Dataset section
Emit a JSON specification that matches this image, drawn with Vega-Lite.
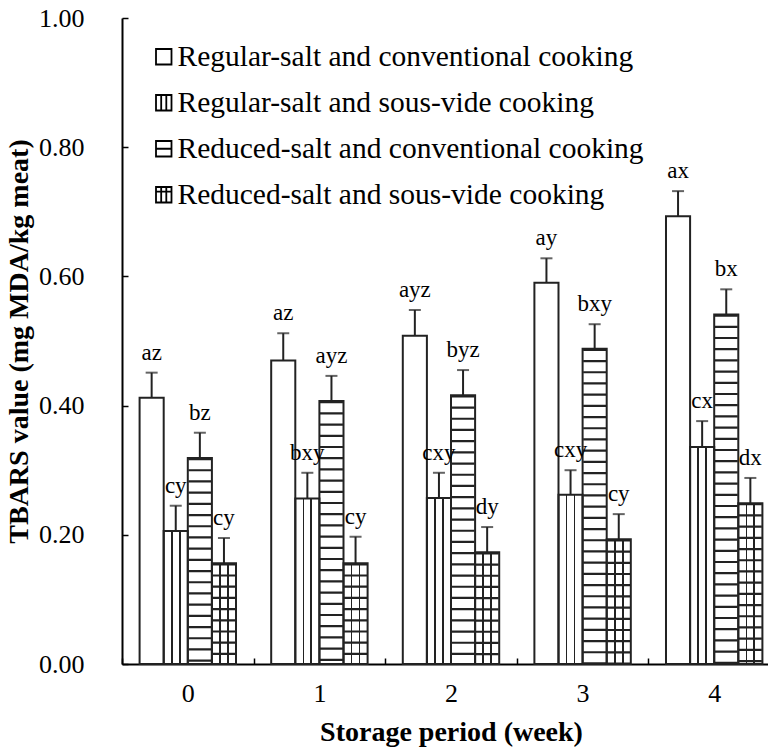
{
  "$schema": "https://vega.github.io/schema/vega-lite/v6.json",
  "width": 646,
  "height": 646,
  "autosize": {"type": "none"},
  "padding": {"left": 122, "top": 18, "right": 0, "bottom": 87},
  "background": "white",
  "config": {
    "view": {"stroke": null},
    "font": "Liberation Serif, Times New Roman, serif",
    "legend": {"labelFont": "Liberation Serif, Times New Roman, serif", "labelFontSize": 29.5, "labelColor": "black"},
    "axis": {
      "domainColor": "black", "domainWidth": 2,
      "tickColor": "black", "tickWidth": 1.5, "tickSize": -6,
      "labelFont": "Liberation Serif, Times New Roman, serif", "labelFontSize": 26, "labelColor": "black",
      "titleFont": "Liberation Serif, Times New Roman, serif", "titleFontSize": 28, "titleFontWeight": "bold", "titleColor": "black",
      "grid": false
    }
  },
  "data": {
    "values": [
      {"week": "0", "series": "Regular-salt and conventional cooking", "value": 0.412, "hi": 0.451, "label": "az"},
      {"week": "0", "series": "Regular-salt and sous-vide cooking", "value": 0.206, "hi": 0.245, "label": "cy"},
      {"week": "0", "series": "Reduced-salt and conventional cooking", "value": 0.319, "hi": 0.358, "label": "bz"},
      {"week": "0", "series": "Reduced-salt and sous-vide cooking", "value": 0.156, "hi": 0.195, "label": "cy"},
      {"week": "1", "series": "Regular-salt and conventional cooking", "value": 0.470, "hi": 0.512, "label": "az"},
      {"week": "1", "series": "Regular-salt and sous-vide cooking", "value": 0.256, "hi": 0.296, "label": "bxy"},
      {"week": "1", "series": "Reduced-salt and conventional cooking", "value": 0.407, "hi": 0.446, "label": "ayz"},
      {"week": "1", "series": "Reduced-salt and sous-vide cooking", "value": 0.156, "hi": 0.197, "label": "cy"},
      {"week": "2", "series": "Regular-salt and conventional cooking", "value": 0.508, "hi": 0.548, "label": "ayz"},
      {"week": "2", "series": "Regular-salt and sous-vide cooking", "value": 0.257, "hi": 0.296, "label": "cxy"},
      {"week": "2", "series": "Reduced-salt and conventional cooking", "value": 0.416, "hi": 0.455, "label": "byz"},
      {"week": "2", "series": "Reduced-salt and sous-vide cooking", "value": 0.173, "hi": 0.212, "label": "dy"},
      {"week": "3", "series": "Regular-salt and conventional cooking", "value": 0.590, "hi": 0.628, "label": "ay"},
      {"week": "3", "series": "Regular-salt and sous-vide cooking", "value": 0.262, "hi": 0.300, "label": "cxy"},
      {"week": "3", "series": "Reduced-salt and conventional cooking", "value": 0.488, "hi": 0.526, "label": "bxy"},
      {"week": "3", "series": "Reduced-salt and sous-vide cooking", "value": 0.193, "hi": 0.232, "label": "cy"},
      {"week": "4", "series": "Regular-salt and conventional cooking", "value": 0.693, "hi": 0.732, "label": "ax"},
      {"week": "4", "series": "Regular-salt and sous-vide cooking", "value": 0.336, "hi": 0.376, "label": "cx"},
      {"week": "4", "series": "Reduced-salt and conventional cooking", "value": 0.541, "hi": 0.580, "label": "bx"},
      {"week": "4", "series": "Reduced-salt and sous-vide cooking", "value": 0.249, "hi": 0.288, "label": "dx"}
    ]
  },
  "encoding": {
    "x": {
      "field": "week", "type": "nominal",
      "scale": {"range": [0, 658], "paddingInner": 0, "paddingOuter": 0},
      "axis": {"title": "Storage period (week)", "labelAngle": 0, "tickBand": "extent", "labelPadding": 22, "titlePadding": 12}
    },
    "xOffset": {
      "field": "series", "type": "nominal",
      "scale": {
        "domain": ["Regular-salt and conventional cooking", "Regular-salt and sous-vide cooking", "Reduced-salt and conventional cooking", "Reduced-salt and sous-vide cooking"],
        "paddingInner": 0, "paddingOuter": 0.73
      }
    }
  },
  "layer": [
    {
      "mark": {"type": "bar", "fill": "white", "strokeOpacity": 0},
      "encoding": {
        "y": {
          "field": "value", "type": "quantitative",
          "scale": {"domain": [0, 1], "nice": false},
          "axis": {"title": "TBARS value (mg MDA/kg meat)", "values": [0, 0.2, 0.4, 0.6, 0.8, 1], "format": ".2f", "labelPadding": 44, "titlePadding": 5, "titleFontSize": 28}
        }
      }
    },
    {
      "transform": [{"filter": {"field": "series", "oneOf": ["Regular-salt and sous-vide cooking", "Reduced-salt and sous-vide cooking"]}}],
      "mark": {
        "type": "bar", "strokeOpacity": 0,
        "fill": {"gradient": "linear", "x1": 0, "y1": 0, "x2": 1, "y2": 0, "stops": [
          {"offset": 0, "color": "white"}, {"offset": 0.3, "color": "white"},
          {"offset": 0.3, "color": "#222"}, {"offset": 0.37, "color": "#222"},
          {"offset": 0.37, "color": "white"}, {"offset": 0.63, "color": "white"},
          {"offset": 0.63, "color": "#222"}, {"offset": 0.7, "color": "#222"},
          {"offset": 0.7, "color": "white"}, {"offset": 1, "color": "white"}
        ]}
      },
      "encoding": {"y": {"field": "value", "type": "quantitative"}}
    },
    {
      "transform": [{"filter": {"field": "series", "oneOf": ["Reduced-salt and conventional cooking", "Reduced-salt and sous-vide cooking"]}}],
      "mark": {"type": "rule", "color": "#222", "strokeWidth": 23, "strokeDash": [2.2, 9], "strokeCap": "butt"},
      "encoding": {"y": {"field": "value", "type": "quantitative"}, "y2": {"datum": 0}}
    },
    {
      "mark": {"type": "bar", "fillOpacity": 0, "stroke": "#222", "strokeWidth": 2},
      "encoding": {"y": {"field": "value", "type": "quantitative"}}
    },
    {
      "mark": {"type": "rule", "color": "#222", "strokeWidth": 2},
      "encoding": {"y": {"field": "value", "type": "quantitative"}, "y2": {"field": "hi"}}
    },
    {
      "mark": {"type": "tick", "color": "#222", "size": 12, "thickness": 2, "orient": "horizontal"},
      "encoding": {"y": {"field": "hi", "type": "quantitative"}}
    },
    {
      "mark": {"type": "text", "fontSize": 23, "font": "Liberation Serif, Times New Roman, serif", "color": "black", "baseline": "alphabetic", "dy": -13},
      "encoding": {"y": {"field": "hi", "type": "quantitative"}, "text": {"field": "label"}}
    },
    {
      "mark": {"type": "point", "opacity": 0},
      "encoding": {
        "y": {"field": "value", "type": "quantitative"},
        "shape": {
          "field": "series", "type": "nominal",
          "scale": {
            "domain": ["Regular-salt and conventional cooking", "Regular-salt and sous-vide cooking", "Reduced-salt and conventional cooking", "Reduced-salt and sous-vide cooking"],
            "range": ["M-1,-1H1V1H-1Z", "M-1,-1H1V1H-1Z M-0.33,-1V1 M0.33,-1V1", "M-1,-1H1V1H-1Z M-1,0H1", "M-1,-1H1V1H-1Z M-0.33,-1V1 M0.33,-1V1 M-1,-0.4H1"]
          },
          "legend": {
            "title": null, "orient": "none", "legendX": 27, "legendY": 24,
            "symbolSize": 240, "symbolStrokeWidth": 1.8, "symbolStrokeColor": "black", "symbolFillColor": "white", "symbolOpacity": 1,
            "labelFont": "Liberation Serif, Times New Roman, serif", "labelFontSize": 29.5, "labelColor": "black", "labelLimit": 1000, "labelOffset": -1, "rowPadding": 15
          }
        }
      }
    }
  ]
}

Goal of the exercise
Exclude the images and reproduce the remaining data exactly.

Task output
Emit a JSON specification that matches this image, drawn with Vega-Lite.
{
  "$schema": "https://vega.github.io/schema/vega-lite/v6.json",
  "width": 646,
  "height": 646,
  "autosize": {"type": "none"},
  "padding": {"left": 122, "top": 18, "right": 0, "bottom": 87},
  "background": "white",
  "config": {
    "view": {"stroke": null},
    "font": "Liberation Serif, Times New Roman, serif",
    "legend": {"labelFont": "Liberation Serif, Times New Roman, serif", "labelFontSize": 29.5, "labelColor": "black"},
    "axis": {
      "domainColor": "black", "domainWidth": 2,
      "tickColor": "black", "tickWidth": 1.5, "tickSize": -6,
      "labelFont": "Liberation Serif, Times New Roman, serif", "labelFontSize": 26, "labelColor": "black",
      "titleFont": "Liberation Serif, Times New Roman, serif", "titleFontSize": 28, "titleFontWeight": "bold", "titleColor": "black",
      "grid": false
    }
  },
  "data": {
    "values": [
      {"week": "0", "series": "Regular-salt and conventional cooking", "value": 0.412, "hi": 0.451, "label": "az"},
      {"week": "0", "series": "Regular-salt and sous-vide cooking", "value": 0.206, "hi": 0.245, "label": "cy"},
      {"week": "0", "series": "Reduced-salt and conventional cooking", "value": 0.319, "hi": 0.358, "label": "bz"},
      {"week": "0", "series": "Reduced-salt and sous-vide cooking", "value": 0.156, "hi": 0.195, "label": "cy"},
      {"week": "1", "series": "Regular-salt and conventional cooking", "value": 0.470, "hi": 0.512, "label": "az"},
      {"week": "1", "series": "Regular-salt and sous-vide cooking", "value": 0.256, "hi": 0.296, "label": "bxy"},
      {"week": "1", "series": "Reduced-salt and conventional cooking", "value": 0.407, "hi": 0.446, "label": "ayz"},
      {"week": "1", "series": "Reduced-salt and sous-vide cooking", "value": 0.156, "hi": 0.197, "label": "cy"},
      {"week": "2", "series": "Regular-salt and conventional cooking", "value": 0.508, "hi": 0.548, "label": "ayz"},
      {"week": "2", "series": "Regular-salt and sous-vide cooking", "value": 0.257, "hi": 0.296, "label": "cxy"},
      {"week": "2", "series": "Reduced-salt and conventional cooking", "value": 0.416, "hi": 0.455, "label": "byz"},
      {"week": "2", "series": "Reduced-salt and sous-vide cooking", "value": 0.173, "hi": 0.212, "label": "dy"},
      {"week": "3", "series": "Regular-salt and conventional cooking", "value": 0.590, "hi": 0.628, "label": "ay"},
      {"week": "3", "series": "Regular-salt and sous-vide cooking", "value": 0.262, "hi": 0.300, "label": "cxy"},
      {"week": "3", "series": "Reduced-salt and conventional cooking", "value": 0.488, "hi": 0.526, "label": "bxy"},
      {"week": "3", "series": "Reduced-salt and sous-vide cooking", "value": 0.193, "hi": 0.232, "label": "cy"},
      {"week": "4", "series": "Regular-salt and conventional cooking", "value": 0.693, "hi": 0.732, "label": "ax"},
      {"week": "4", "series": "Regular-salt and sous-vide cooking", "value": 0.336, "hi": 0.376, "label": "cx"},
      {"week": "4", "series": "Reduced-salt and conventional cooking", "value": 0.541, "hi": 0.580, "label": "bx"},
      {"week": "4", "series": "Reduced-salt and sous-vide cooking", "value": 0.249, "hi": 0.288, "label": "dx"}
    ]
  },
  "encoding": {
    "x": {
      "field": "week", "type": "nominal",
      "scale": {"range": [0, 658], "paddingInner": 0, "paddingOuter": 0},
      "axis": {"title": "Storage period (week)", "labelAngle": 0, "tickBand": "extent", "labelPadding": 22, "titlePadding": 12}
    },
    "xOffset": {
      "field": "series", "type": "nominal",
      "scale": {
        "domain": ["Regular-salt and conventional cooking", "Regular-salt and sous-vide cooking", "Reduced-salt and conventional cooking", "Reduced-salt and sous-vide cooking"],
        "paddingInner": 0, "paddingOuter": 0.73
      }
    }
  },
  "layer": [
    {
      "mark": {"type": "bar", "fill": "white", "strokeOpacity": 0},
      "encoding": {
        "y": {
          "field": "value", "type": "quantitative",
          "scale": {"domain": [0, 1], "nice": false},
          "axis": {"title": "TBARS value (mg MDA/kg meat)", "values": [0, 0.2, 0.4, 0.6, 0.8, 1], "format": ".2f", "labelPadding": 44, "titlePadding": 5, "titleFontSize": 28}
        }
      }
    },
    {
      "transform": [{"filter": {"field": "series", "oneOf": ["Regular-salt and sous-vide cooking", "Reduced-salt and sous-vide cooking"]}}],
      "mark": {
        "type": "bar", "strokeOpacity": 0,
        "fill": {"gradient": "linear", "x1": 0, "y1": 0, "x2": 1, "y2": 0, "stops": [
          {"offset": 0, "color": "white"}, {"offset": 0.3, "color": "white"},
          {"offset": 0.3, "color": "#222"}, {"offset": 0.37, "color": "#222"},
          {"offset": 0.37, "color": "white"}, {"offset": 0.63, "color": "white"},
          {"offset": 0.63, "color": "#222"}, {"offset": 0.7, "color": "#222"},
          {"offset": 0.7, "color": "white"}, {"offset": 1, "color": "white"}
        ]}
      },
      "encoding": {"y": {"field": "value", "type": "quantitative"}}
    },
    {
      "transform": [{"filter": {"field": "series", "oneOf": ["Reduced-salt and conventional cooking", "Reduced-salt and sous-vide cooking"]}}],
      "mark": {"type": "rule", "color": "#222", "strokeWidth": 23, "strokeDash": [2.2, 9], "strokeCap": "butt"},
      "encoding": {"y": {"field": "value", "type": "quantitative"}, "y2": {"datum": 0}}
    },
    {
      "mark": {"type": "bar", "fillOpacity": 0, "stroke": "#222", "strokeWidth": 2},
      "encoding": {"y": {"field": "value", "type": "quantitative"}}
    },
    {
      "mark": {"type": "rule", "color": "#222", "strokeWidth": 2},
      "encoding": {"y": {"field": "value", "type": "quantitative"}, "y2": {"field": "hi"}}
    },
    {
      "mark": {"type": "tick", "color": "#222", "size": 12, "thickness": 2, "orient": "horizontal"},
      "encoding": {"y": {"field": "hi", "type": "quantitative"}}
    },
    {
      "mark": {"type": "text", "fontSize": 23, "font": "Liberation Serif, Times New Roman, serif", "color": "black", "baseline": "alphabetic", "dy": -13},
      "encoding": {"y": {"field": "hi", "type": "quantitative"}, "text": {"field": "label"}}
    },
    {
      "mark": {"type": "point", "opacity": 0},
      "encoding": {
        "y": {"field": "value", "type": "quantitative"},
        "shape": {
          "field": "series", "type": "nominal",
          "scale": {
            "domain": ["Regular-salt and conventional cooking", "Regular-salt and sous-vide cooking", "Reduced-salt and conventional cooking", "Reduced-salt and sous-vide cooking"],
            "range": ["M-1,-1H1V1H-1Z", "M-1,-1H1V1H-1Z M-0.33,-1V1 M0.33,-1V1", "M-1,-1H1V1H-1Z M-1,0H1", "M-1,-1H1V1H-1Z M-0.33,-1V1 M0.33,-1V1 M-1,-0.4H1"]
          },
          "legend": {
            "title": null, "orient": "none", "legendX": 27, "legendY": 24,
            "symbolSize": 240, "symbolStrokeWidth": 1.8, "symbolStrokeColor": "black", "symbolFillColor": "white", "symbolOpacity": 1,
            "labelFont": "Liberation Serif, Times New Roman, serif", "labelFontSize": 29.5, "labelColor": "black", "labelLimit": 1000, "labelOffset": -1, "rowPadding": 15
          }
        }
      }
    }
  ]
}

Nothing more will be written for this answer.